Depression can be a feminist issueSALOME WAGAINE

So, if you’re the kind of person who hears ‘patriarchy’ or ‘oppression’ or even ‘basic level of empathy for other human beings’ and spontaneously bangs at my window with flaming torches, the lion-hearted ardour of Richard Dawkins and/or passive aggressive Facebook comments to kindly let me know I am the enemy of free speech and the West, there is a high chance that you’re not going to like reading this. However, I consider myself a fairly reasonable member of society at most times, so let me do my best to explain my points of view to you and we’ll see how we go. At worst, all we’ll need to do is politely avoid one another in Sainsbury’s.

Unlike most of you, I have not returned to Cambridge yet, and that is because I need time for my new anti-depressants to kick in. Friends (I promise I have one or two) whom I have not mentioned this to yet, please don’t freak out that I’m going to come back and suddenly be crying on you all the time. I am actually the same person I’ve always been. Some days are bad, but most of the time I manage fine. When I walked out of my appointment, originally made for what I thought was a particularly bad instance of PMS, prescription sheet in hand, I realised that I’ve been dealing with this, by myself, for a very long time.

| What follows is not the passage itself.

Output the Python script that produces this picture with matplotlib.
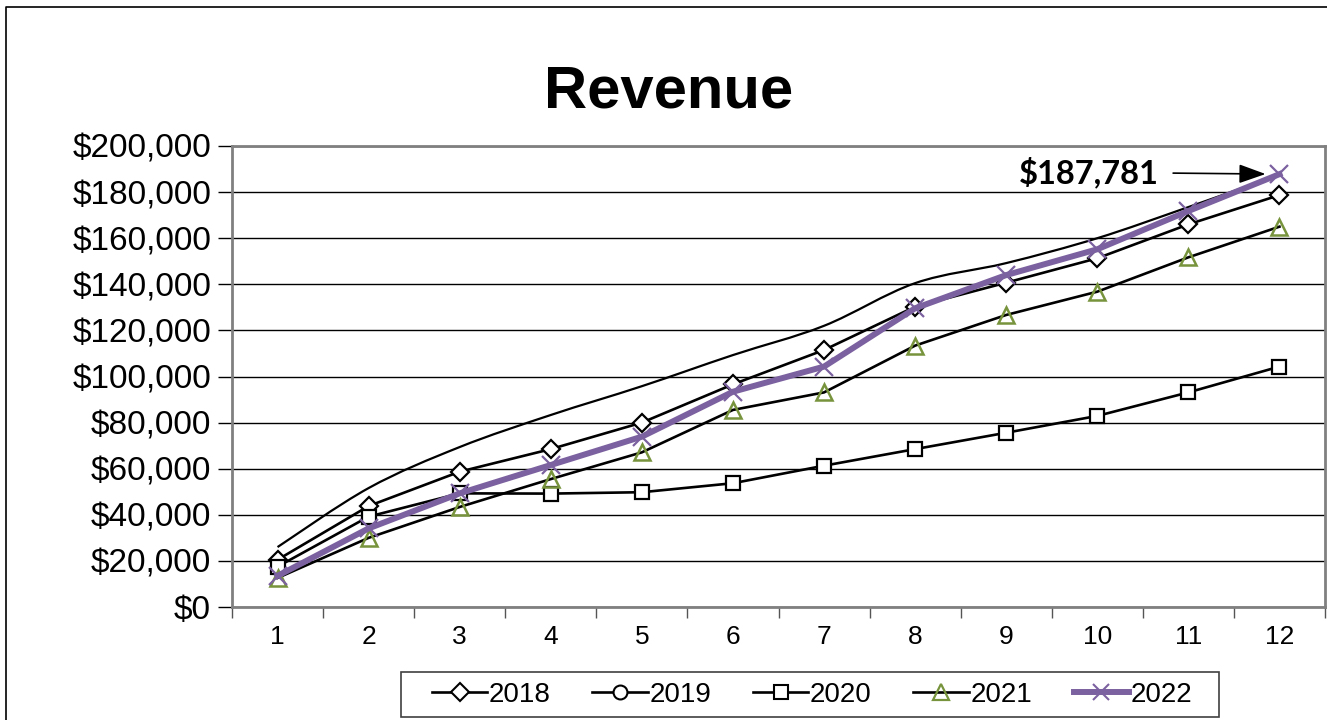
import matplotlib
matplotlib.use("Agg")
import matplotlib.pyplot as plt
from matplotlib.lines import Line2D
from matplotlib.path import Path
from matplotlib.patches import PathPatch, Rectangle
from matplotlib.ticker import FuncFormatter, FixedLocator, NullFormatter
import numpy as np

months = list(range(1, 13))
rev_2018 = [20500, 43800, 58700, 68500, 80000, 96600, 111500, 130300, 140700, 151300, 166000, 178700]
rev_2019 = [26000, 51600, 69400, 83300, 95800, 109300, 122000, 140500, 149200, 160000, 173500, 187500]
rev_2020 = [17500, 39200, 49300, 49200, 49800, 53700, 61300, 68500, 75600, 82900, 93100, 104300]
rev_2021 = [12600, 30000, 43400, 55500, 67100, 85500, 93100, 113400, 126700, 136800, 151700, 165000]
rev_2022 = [13500, 34100, 49300, 61600, 73900, 93400, 104300, 129600, 144000, 155200, 171800, 187781]
series_names = ["2018", "2019", "2020", "2021", "2022"]
y_ticks = list(range(0, 200001, 20000))
title = "Revenue"
callout = "$187,781"

GREEN = "#77933C"
PURPLE = "#7B619F"

plt.rcParams["font.family"] = ["Liberation Sans", "DejaVu Sans"]

fig = plt.figure(figsize=(13.27, 7.2), dpi=100)
ax = fig.add_axes([232 / 1327, 113 / 720, 1093 / 1327, 461 / 720])

# outer chart-area border (top and left visible)
fig.add_artist(Line2D([6 / 1327, 6 / 1327, 1.0], [0.0, 1 - 7 / 720, 1 - 7 / 720],
                      transform=fig.transFigure, color="black", lw=1.2))

ax.set_xlim(0.5, 12.5)
ax.set_ylim(0, 200000)

# gridlines
ax.yaxis.grid(True, color="black", lw=1.0)
ax.set_axisbelow(True)

for s in ax.spines.values():
    s.set_color("#808080")
    s.set_linewidth(2)

# 2019: smooth line (Bezier through the data points), no markers
x = np.array(months, dtype=float)
y = np.array(rev_2019, dtype=float)
verts = [(x[0], y[0])]
codes = [Path.MOVETO]
n = len(x)
for i in range(n - 1):
    p0 = np.array([x[max(i - 1, 0)], y[max(i - 1, 0)]])
    p1 = np.array([x[i], y[i]])
    p2 = np.array([x[i + 1], y[i + 1]])
    p3 = np.array([x[min(i + 2, n - 1)], y[min(i + 2, n - 1)]])
    c1 = p1 + (p2 - p0) / 6.0
    c2 = p2 - (p3 - p1) / 6.0
    verts += [tuple(c1), tuple(c2), tuple(p2)]
    codes += [Path.CURVE4, Path.CURVE4, Path.CURVE4]
ax.add_patch(PathPatch(Path(verts, codes), facecolor="none", edgecolor="black", lw=1.6, zorder=3))

ax.plot(months, rev_2018, color="black", lw=1.9, marker="D", ms=9, mfc="white", mec="black", mew=1.6, zorder=4)
ax.plot(months, rev_2020, color="black", lw=1.9, marker="s", ms=10, mfc="white", mec="black", mew=1.6, zorder=4)
ax.plot(months, rev_2021, color="black", lw=1.9, marker="^", ms=11, mfc="none", mec=GREEN, mew=1.8, zorder=4)
ax.plot(months, rev_2022, color=PURPLE, lw=4.3, marker="x", ms=13, mec=PURPLE, mew=1.6, zorder=5)

# ticks
ax.set_yticks(y_ticks)
ax.yaxis.set_major_formatter(FuncFormatter(lambda v, p: "${:,.0f}".format(v)))
ax.tick_params(axis="y", direction="out", length=10, width=1, color="black", labelsize=24, pad=5)

ax.xaxis.set_major_locator(FixedLocator(np.arange(0.5, 12.6, 1.0)))
ax.xaxis.set_major_formatter(NullFormatter())
ax.xaxis.set_minor_locator(FixedLocator(months))
ax.set_xticklabels([str(m) for m in months], minor=True)
ax.tick_params(axis="x", which="major", direction="out", length=8, width=1, color="#555555")
ax.tick_params(axis="x", which="minor", length=0, labelsize=19, pad=13)

fig.text((545 + 793) / 2 / 1327, 1 - 92 / 720, title, ha="center", va="center",
         fontsize=43, fontweight="bold")

ax.annotate(callout, xy=(12, rev_2022[-1]), xytext=(10.68, 188600),
            ha="right", va="center", fontsize=23.5, fontweight="bold",
            family=["Lato", "DejaVu Sans"],
            arrowprops=dict(arrowstyle="-|>,head_length=0.7,head_width=0.25", color="black",
                            lw=1.2, shrinkA=8, shrinkB=10), zorder=6)

handles = [
    Line2D([], [], color="black", lw=1.9, marker="D", ms=9, mfc="white", mec="black", mew=1.5),
    Line2D([], [], color="black", lw=1.9, marker="o", ms=10, mfc="white", mec="black", mew=1.5),
    Line2D([], [], color="black", lw=1.9, marker="s", ms=10, mfc="white", mec="black", mew=1.5),
    Line2D([], [], color="black", lw=1.9, marker="^", ms=11, mfc="none", mec=GREEN, mew=1.6),
    Line2D([], [], color=PURPLE, lw=4.3, marker="x", ms=12, mec=PURPLE, mew=1.5),
]
# legend frame drawn separately
fig.add_artist(Rectangle((401 / 1327, 1 - 717 / 720), 818 / 1327, 45 / 720,
                         transform=fig.transFigure, facecolor="white", edgecolor="#404040",
                         lw=1.2, zorder=1))
leg = fig.legend(handles, series_names, loc="center", bbox_to_anchor=(812 / 1327, 1 - 694.5 / 720),
                 ncol=5, fontsize=20, frameon=False,
                 handlelength=2.0, handletextpad=0.05, columnspacing=1.5, borderpad=0.3,
                 borderaxespad=0)
leg.set_zorder(2)

fig.savefig("out.png", dpi=100)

While mental illness, like physical illness, is caused by a variety of complex, interacting factors, my contention is that depression is, at least sometimes, a feminist issue. At this point I imagine someone reading this, armed with a large coffee to fuel them through a tough day of telling people on the internet they are wrong, will enter the fray: ‘OF COURSE. FEMINISTS ARE SO MISERABLE ABOUT EVERYTHING ALL THE TIME, MAKING UP ALL THESE SILLY PROBLEMS THAT DON’T EXIST. MEGALOLS, MAKE ME A SANDWICH.’

While this may seem a breathtakingly original criticism, this would be by no means the first time feminism has been labelled as a cause of depression. The advent of ‘Second Wave’ feminism in the 1960s and 1970s was blamed for increases in female suicide. If you happen to be about 115 years old you may also recall that in early twentieth-century Britain, medical professionals advised that women should not be educated, as this would clearly make their reproductive organs shrivel up.

But for me the relationship is the other way around. For me, a patriarchal society, presumably combined with a genetic predisposition, has been a major factor in my bouts of depression. For me, feminism is part of what guides me towards a solution.

Obviously people of all genders experience depression, and there is no way I ever want to erase anybody’s experience. To ANYONE who is struggling, your experiences are real and valid and there is no one who should tell you otherwise. My point is that our mental health is not entirely separate from the environments in which we grow up and live our lives, as many studies on depression, ethnicity and gender have shown.

Many psychoanalysts have long believed that depression is anger turned inwards. It doesn’t seem too much of a stretch to think that a society which inhibits people’s control and agency over their own lives or finds their anger problematic might contribute to depression.

There is so much that has made me angry. For as long as I can remember. I was angry when I was 11, at the man who leered at me and my friends when we stood on the train station platform on the way to school. I was angry when I was 16, when a man pushed my best friend into a corner and threatened her because she wouldn’t respond to his catcalling as she walked home from work in broad daylight. I was angry when I was 19, when my parents were getting divorced, and I realised for the first time how unfair the marriage had been on my mother.

Yet ‘angry women’ are not really allowed to exist. We are told that good girls don’t get angry. They smile and they understand where everyone is coming from and they’re good at helping other people feel better. Anger in women is often ridiculed. She’s probably on her period, she probably needs to ‘calm down dear’. When you’re not listened to, it’s so easy to feel so powerless. This is even more disproportionately the experience of women of colour, as Hannah Giorgis’s piece on the ‘angry black woman’ stereotype illustrates.

Maybe feminists or other social justice campaigners are more likely to become depressed. But maybe this has a lot to do with the constant demands that they be nice above all else, that they make full allowances for other people’s sensitivity but must not express their hurt, anger or frustration for fear of being dismissed as ‘unreasonable’ or ‘aggressive’.

In my life, feminism is a big part of my cure. Feminism, and all the women who have instilled it in me, have taught me that I am allowed to have control, that my feelings are valid, and that I am under no obligation to be sickeningly, sweetly nice to everyone I meet. When I’m at my worst, but also when I’m at my best.